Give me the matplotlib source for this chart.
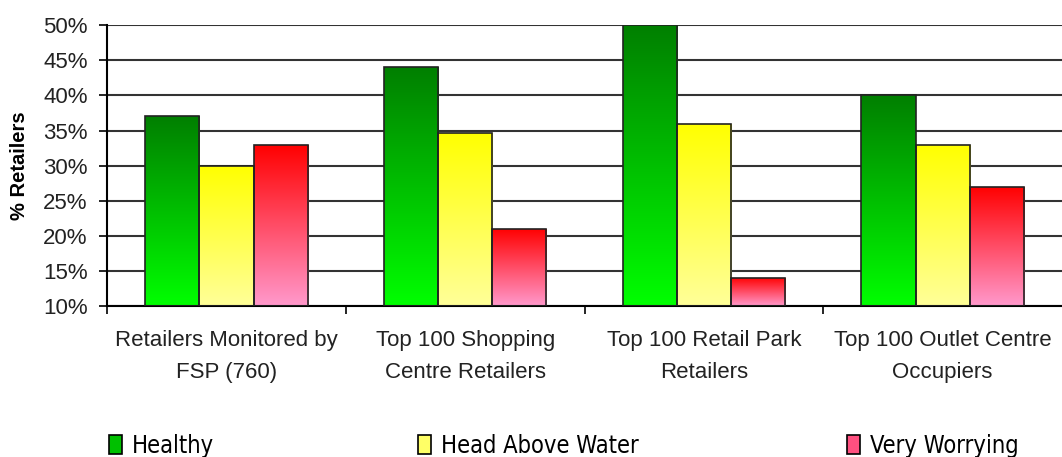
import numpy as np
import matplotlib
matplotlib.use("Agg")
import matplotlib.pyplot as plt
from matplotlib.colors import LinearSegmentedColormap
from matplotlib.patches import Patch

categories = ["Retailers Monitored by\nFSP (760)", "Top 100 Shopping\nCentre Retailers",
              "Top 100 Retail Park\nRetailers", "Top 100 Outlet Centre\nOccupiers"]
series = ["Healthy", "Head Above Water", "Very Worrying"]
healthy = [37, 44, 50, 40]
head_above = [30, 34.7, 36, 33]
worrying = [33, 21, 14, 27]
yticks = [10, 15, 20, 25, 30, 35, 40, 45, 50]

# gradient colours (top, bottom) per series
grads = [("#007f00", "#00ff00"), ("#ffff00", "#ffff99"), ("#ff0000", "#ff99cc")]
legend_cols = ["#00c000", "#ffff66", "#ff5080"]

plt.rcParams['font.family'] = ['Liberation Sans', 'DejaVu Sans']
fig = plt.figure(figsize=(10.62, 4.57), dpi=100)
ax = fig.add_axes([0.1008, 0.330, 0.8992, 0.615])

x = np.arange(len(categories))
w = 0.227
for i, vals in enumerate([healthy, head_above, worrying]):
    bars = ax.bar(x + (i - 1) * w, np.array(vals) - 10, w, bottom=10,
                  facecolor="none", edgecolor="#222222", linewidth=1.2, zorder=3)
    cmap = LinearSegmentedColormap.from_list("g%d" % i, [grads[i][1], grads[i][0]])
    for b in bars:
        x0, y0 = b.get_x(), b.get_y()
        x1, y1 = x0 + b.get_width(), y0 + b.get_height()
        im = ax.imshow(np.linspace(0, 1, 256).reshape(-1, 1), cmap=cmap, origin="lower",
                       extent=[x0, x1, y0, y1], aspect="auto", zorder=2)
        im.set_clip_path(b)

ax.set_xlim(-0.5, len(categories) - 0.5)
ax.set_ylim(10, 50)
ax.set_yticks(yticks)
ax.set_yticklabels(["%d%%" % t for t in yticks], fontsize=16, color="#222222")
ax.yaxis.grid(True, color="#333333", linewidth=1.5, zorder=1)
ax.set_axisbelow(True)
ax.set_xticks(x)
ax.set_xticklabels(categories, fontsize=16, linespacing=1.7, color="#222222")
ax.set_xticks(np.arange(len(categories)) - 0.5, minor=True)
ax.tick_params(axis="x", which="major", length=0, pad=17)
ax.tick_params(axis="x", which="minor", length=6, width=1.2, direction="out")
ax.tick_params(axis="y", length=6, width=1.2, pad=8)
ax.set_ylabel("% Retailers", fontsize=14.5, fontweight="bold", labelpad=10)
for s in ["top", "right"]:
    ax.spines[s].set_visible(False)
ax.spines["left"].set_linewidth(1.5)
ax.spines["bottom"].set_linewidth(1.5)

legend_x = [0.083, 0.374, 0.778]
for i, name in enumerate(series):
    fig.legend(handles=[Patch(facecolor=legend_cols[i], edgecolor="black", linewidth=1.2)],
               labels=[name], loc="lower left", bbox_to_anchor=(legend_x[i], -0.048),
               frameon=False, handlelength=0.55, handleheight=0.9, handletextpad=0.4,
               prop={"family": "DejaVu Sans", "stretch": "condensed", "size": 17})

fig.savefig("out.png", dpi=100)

## Direction
Repeat the lines exactly as they stand, from the opening line of the data through the line with "from matplotlib.patches import Patch". Pictures stay out of the copy.

## Solved exercise
Give me the matplotlib source for this chart.
import numpy as np
import matplotlib
matplotlib.use("Agg")
import matplotlib.pyplot as plt
from matplotlib.colors import LinearSegmentedColormap
from matplotlib.patches import Patch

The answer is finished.